**Given request:** Do not repeat pictures. Repeat exactly the lines of the listing below from its first line through the line with "5.25, 4.60, 3.95];".

## Begin

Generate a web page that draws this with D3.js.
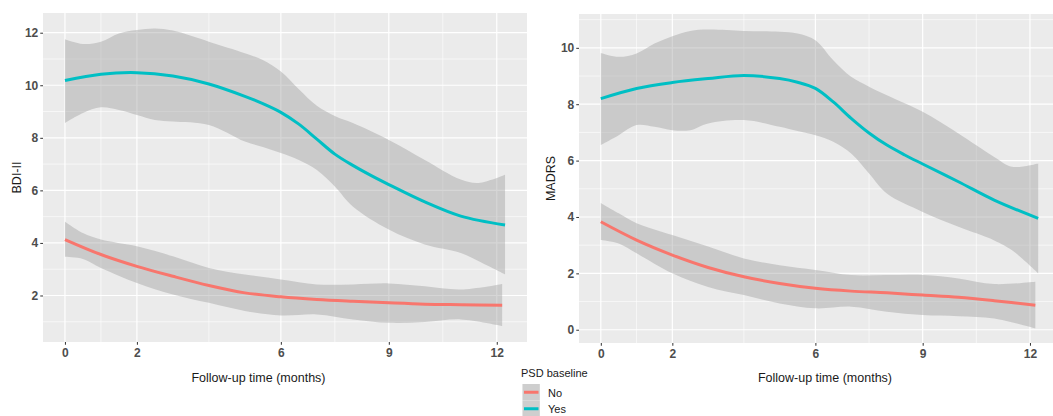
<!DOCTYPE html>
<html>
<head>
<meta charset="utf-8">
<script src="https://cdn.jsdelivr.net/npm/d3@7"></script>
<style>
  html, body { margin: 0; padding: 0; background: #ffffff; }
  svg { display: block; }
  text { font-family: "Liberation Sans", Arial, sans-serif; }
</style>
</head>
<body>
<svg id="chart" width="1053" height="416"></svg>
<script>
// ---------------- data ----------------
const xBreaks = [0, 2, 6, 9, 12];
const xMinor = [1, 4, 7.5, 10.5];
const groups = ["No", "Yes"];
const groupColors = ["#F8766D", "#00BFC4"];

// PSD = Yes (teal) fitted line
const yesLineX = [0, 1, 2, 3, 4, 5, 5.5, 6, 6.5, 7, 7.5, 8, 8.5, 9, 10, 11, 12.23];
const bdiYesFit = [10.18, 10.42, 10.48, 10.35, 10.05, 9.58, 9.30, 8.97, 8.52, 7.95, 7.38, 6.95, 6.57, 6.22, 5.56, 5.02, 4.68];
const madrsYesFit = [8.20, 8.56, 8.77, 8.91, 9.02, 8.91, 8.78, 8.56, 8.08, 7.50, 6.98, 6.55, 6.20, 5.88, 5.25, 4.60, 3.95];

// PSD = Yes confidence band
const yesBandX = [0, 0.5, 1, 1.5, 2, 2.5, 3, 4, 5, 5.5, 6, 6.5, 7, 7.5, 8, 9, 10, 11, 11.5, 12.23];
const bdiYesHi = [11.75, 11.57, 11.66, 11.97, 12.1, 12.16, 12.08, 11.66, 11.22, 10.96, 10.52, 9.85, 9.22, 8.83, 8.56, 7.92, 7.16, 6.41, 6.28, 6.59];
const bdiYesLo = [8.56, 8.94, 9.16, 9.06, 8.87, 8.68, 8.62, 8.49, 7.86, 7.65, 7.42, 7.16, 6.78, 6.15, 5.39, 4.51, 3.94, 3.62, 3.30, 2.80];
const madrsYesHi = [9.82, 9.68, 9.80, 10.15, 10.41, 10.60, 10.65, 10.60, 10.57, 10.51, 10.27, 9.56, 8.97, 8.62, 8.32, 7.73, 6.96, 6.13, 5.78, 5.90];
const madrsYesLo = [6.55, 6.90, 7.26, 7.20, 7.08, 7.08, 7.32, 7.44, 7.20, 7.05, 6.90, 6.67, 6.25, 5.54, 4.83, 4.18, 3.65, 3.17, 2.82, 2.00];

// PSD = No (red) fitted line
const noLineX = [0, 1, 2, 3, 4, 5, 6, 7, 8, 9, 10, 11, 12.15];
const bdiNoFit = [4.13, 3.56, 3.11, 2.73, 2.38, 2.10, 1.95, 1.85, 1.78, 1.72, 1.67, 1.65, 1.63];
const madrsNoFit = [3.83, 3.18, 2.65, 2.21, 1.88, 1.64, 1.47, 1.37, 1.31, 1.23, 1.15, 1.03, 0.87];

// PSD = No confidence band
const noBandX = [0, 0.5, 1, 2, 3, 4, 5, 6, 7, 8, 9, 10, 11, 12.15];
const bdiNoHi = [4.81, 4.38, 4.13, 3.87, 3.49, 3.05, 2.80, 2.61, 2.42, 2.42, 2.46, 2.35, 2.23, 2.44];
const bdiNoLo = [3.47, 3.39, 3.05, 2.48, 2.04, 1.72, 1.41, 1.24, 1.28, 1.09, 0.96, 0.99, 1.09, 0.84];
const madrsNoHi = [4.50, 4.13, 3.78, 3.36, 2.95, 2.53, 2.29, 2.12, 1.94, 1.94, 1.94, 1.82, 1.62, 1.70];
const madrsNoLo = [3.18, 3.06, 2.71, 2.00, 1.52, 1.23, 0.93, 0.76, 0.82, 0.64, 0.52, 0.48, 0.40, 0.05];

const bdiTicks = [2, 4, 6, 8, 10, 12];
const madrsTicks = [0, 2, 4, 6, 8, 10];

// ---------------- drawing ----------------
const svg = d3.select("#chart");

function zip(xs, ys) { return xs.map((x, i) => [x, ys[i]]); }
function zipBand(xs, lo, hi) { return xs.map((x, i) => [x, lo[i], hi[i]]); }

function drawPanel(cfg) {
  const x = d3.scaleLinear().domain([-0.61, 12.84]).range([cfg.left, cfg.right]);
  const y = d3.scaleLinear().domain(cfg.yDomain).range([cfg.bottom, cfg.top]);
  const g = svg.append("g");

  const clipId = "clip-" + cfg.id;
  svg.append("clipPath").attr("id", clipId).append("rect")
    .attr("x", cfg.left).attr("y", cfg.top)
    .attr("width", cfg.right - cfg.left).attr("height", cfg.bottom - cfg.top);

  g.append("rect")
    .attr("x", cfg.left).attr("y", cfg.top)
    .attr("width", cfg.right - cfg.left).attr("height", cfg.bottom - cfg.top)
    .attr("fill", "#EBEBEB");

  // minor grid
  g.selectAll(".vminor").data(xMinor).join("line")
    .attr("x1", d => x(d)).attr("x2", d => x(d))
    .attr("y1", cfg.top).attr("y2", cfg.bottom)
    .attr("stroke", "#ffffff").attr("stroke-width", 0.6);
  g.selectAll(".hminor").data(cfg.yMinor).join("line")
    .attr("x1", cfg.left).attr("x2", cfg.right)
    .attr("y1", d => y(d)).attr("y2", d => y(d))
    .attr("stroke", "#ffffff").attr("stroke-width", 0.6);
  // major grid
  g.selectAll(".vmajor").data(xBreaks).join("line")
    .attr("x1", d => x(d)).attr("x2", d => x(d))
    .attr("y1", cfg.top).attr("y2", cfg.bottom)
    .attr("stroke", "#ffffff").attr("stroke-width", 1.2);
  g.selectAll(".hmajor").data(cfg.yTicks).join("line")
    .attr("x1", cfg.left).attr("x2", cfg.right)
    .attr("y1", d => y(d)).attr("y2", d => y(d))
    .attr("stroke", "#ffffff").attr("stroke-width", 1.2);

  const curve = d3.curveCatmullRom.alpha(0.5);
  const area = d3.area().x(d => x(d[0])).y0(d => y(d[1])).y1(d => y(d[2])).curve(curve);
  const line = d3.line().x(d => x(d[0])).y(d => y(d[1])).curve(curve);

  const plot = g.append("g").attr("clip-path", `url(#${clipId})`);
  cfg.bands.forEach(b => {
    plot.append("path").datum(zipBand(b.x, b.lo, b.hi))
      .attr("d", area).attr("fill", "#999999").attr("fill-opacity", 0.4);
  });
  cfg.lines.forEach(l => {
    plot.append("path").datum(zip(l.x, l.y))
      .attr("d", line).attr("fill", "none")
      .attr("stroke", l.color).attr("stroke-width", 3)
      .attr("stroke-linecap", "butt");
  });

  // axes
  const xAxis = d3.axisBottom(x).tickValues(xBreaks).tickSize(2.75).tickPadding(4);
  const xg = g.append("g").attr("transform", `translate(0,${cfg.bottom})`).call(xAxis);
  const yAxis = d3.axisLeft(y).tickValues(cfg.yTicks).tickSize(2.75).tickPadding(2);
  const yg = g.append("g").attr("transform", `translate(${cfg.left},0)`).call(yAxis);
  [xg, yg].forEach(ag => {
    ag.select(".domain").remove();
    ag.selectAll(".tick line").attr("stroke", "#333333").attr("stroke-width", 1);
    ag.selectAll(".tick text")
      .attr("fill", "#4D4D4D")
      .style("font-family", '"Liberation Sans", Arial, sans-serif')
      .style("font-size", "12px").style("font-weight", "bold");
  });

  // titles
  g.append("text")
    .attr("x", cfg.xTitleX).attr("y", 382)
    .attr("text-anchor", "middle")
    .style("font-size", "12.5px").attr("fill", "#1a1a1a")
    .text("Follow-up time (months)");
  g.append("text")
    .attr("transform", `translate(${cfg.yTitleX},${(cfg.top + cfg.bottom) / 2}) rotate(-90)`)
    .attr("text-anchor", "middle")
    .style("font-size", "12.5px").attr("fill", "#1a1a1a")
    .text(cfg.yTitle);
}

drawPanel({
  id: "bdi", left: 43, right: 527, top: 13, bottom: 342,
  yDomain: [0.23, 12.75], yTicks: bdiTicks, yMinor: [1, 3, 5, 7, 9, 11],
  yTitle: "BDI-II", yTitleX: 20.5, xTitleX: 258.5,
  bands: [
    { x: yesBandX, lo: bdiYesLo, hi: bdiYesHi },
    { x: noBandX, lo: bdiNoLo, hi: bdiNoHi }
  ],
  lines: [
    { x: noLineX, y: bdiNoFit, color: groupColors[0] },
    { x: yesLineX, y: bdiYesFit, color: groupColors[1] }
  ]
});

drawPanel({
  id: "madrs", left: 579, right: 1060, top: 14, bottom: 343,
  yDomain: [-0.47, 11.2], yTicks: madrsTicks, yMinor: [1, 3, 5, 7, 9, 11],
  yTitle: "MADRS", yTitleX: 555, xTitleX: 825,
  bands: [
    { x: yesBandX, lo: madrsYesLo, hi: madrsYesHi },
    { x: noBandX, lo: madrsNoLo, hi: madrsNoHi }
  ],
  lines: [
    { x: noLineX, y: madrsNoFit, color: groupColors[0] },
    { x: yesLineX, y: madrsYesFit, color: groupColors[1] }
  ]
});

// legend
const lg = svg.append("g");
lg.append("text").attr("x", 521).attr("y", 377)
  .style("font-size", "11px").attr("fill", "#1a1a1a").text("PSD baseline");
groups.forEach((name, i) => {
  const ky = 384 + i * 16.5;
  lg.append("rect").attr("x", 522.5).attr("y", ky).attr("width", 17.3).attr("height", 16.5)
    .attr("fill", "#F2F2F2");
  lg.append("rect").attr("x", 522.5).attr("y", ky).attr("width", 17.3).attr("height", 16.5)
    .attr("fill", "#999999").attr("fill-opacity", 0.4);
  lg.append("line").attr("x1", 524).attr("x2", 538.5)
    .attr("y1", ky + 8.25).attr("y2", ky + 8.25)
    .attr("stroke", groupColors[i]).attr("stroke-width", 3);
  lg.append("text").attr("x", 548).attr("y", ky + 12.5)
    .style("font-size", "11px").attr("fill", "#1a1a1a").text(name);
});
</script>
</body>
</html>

## End

**Exercise output:**
Generate a web page that draws this with D3.js.
<!DOCTYPE html>
<html>
<head>
<meta charset="utf-8">
<script src="https://cdn.jsdelivr.net/npm/d3@7"></script>
<style>
  html, body { margin: 0; padding: 0; background: #ffffff; }
  svg { display: block; }
  text { font-family: "Liberation Sans", Arial, sans-serif; }
</style>
</head>
<body>
<svg id="chart" width="1053" height="416"></svg>
<script>
// ---------------- data ----------------
const xBreaks = [0, 2, 6, 9, 12];
const xMinor = [1, 4, 7.5, 10.5];
const groups = ["No", "Yes"];
const groupColors = ["#F8766D", "#00BFC4"];

// PSD = Yes (teal) fitted line
const yesLineX = [0, 1, 2, 3, 4, 5, 5.5, 6, 6.5, 7, 7.5, 8, 8.5, 9, 10, 11, 12.23];
const bdiYesFit = [10.18, 10.42, 10.48, 10.35, 10.05, 9.58, 9.30, 8.97, 8.52, 7.95, 7.38, 6.95, 6.57, 6.22, 5.56, 5.02, 4.68];
const madrsYesFit = [8.20, 8.56, 8.77, 8.91, 9.02, 8.91, 8.78, 8.56, 8.08, 7.50, 6.98, 6.55, 6.20, 5.88, 5.25, 4.60, 3.95];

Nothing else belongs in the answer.